Sa générosité naturelle s’indignait contre ceux qui, tout en exaltant Rousseau, en prenaient occasion pour malmener sa pauvre Thérèse. Ainsi venaient de faire Mme de Staël et le comte de Barruel.

Dans la sixième de ses Lettres sur les ouvrages et le caractère de J. J. Rousseau, Mme de Staël se montre bien dure pour la veuve du grand écrivain : « L’indigne femme qui passait sa vie avec lui avait appris assez à le connaître pour savoir le rendre malheureux… » Et, admettant le suicide de Rousseau, elle l’explique par la trahison de Thérèse : « Qui put inspirer à Rousseau un dessein si funeste ? C’est la certitude d’avoir été trompé par la femme qui avait seule conservé sa confiance… » Puis, en note : « Peu de jours avant ce triste jour, il s’était aperçu des viles inclinations de sa femme pour un homme de l’état le plus bas. »

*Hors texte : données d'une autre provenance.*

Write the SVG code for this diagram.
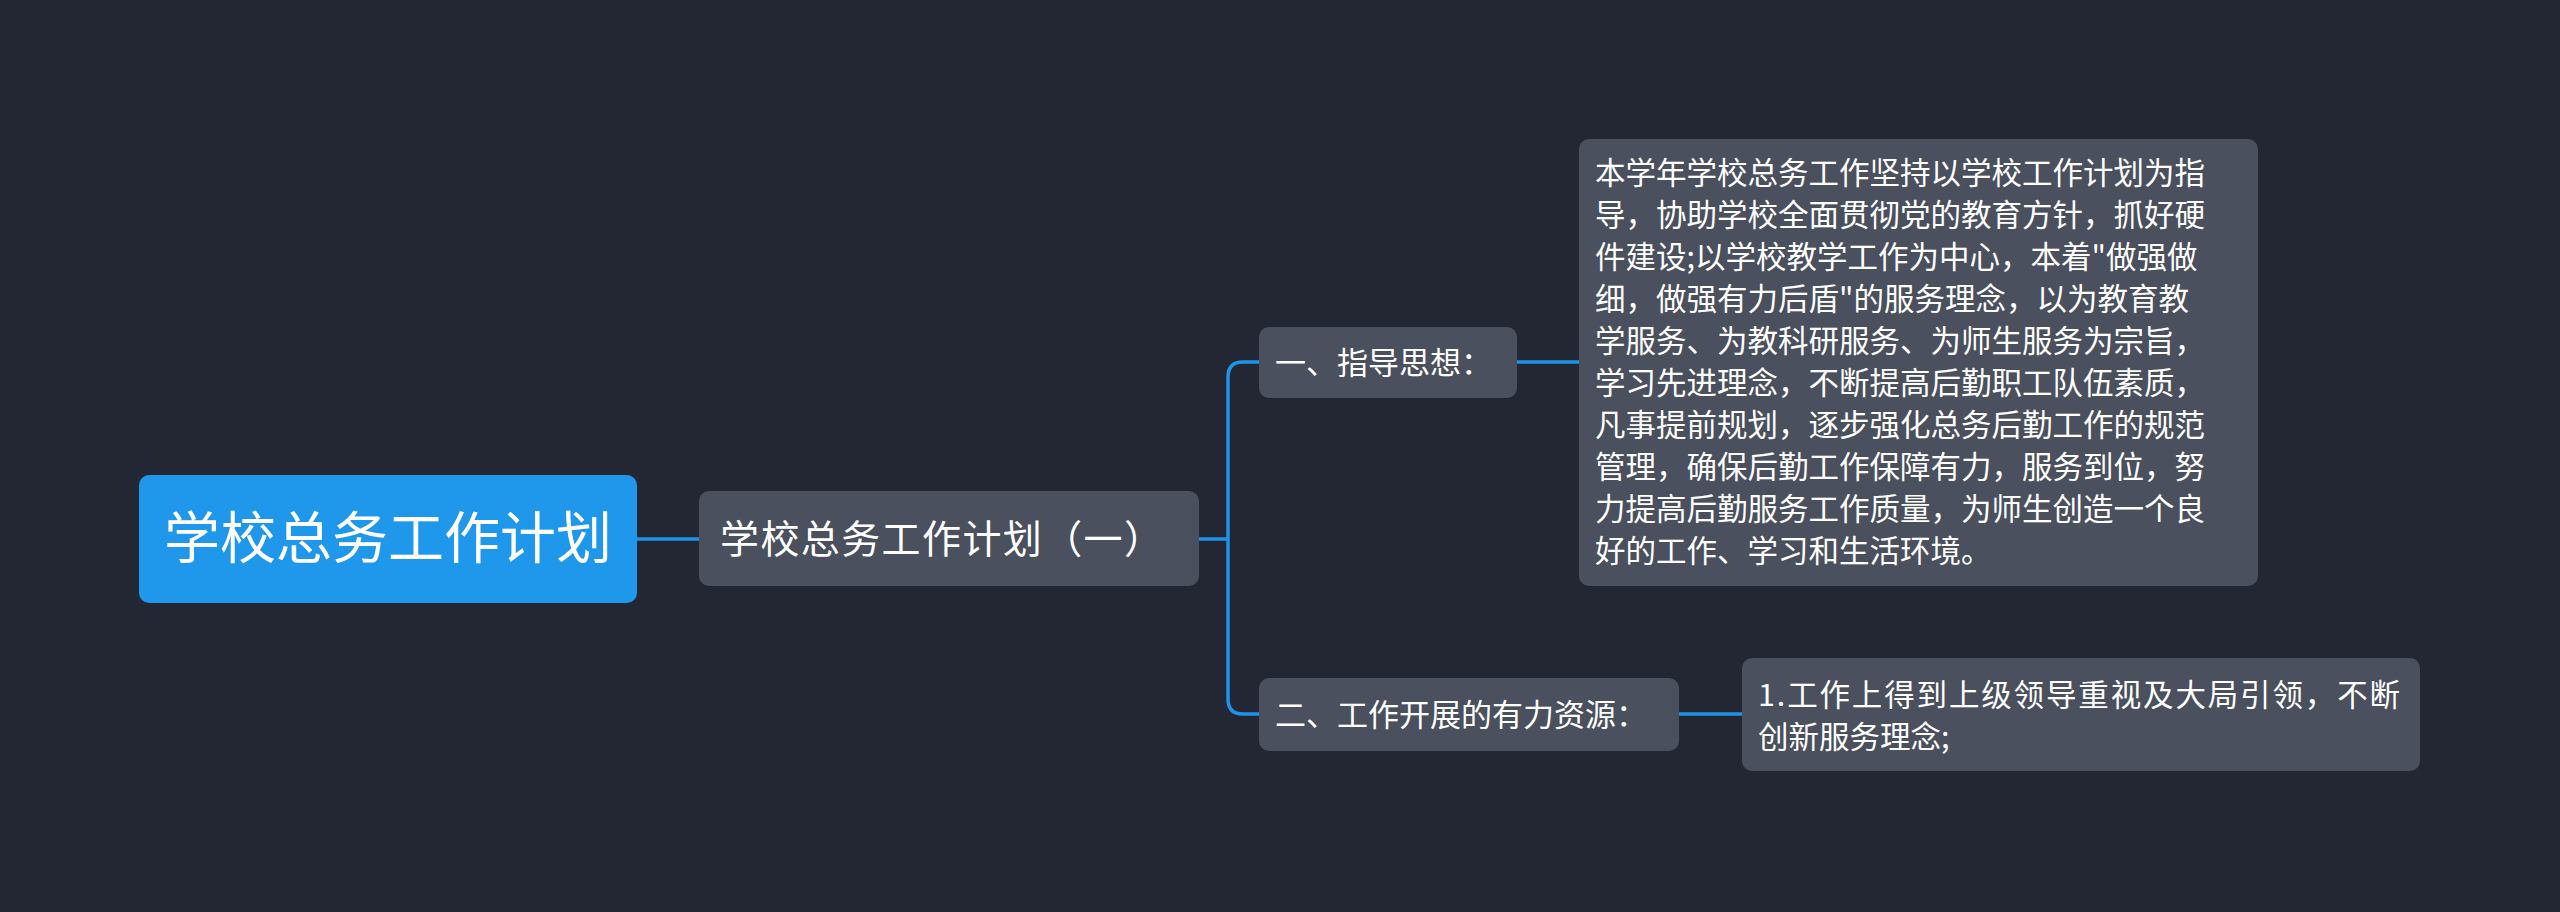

Quant à Barruel, il avait inséré dans sa Vie de J. J. Rousseau[1] une lettre où DuPeyrou lui expliquait la part qu’il avait prise à la publication de l’édition de 1782 : « Je n’ai, disait-il, concouru qu’en tierce part à la collection des ouvrages de Rousseau, imprimée à Genève, au profit de sa veuve. » — « Superbe emploi ! se récrie le comte de Barruel, s’il n’a pas été motivé par les dernières intentions du philosophe !… Est-ce qu’on est obligé de fournir de la pâture aux couleuvres ? Non, mais les laisser vivre est une cruauté ! »

On juge si ce ton mélodramatique dut agacer une

  1. La Vie de J. J. Rousseau, précédée de quelques lettres relatives au même sujet, par le Cte de Barruel-Beauvert, Londres, 1789, p. 132.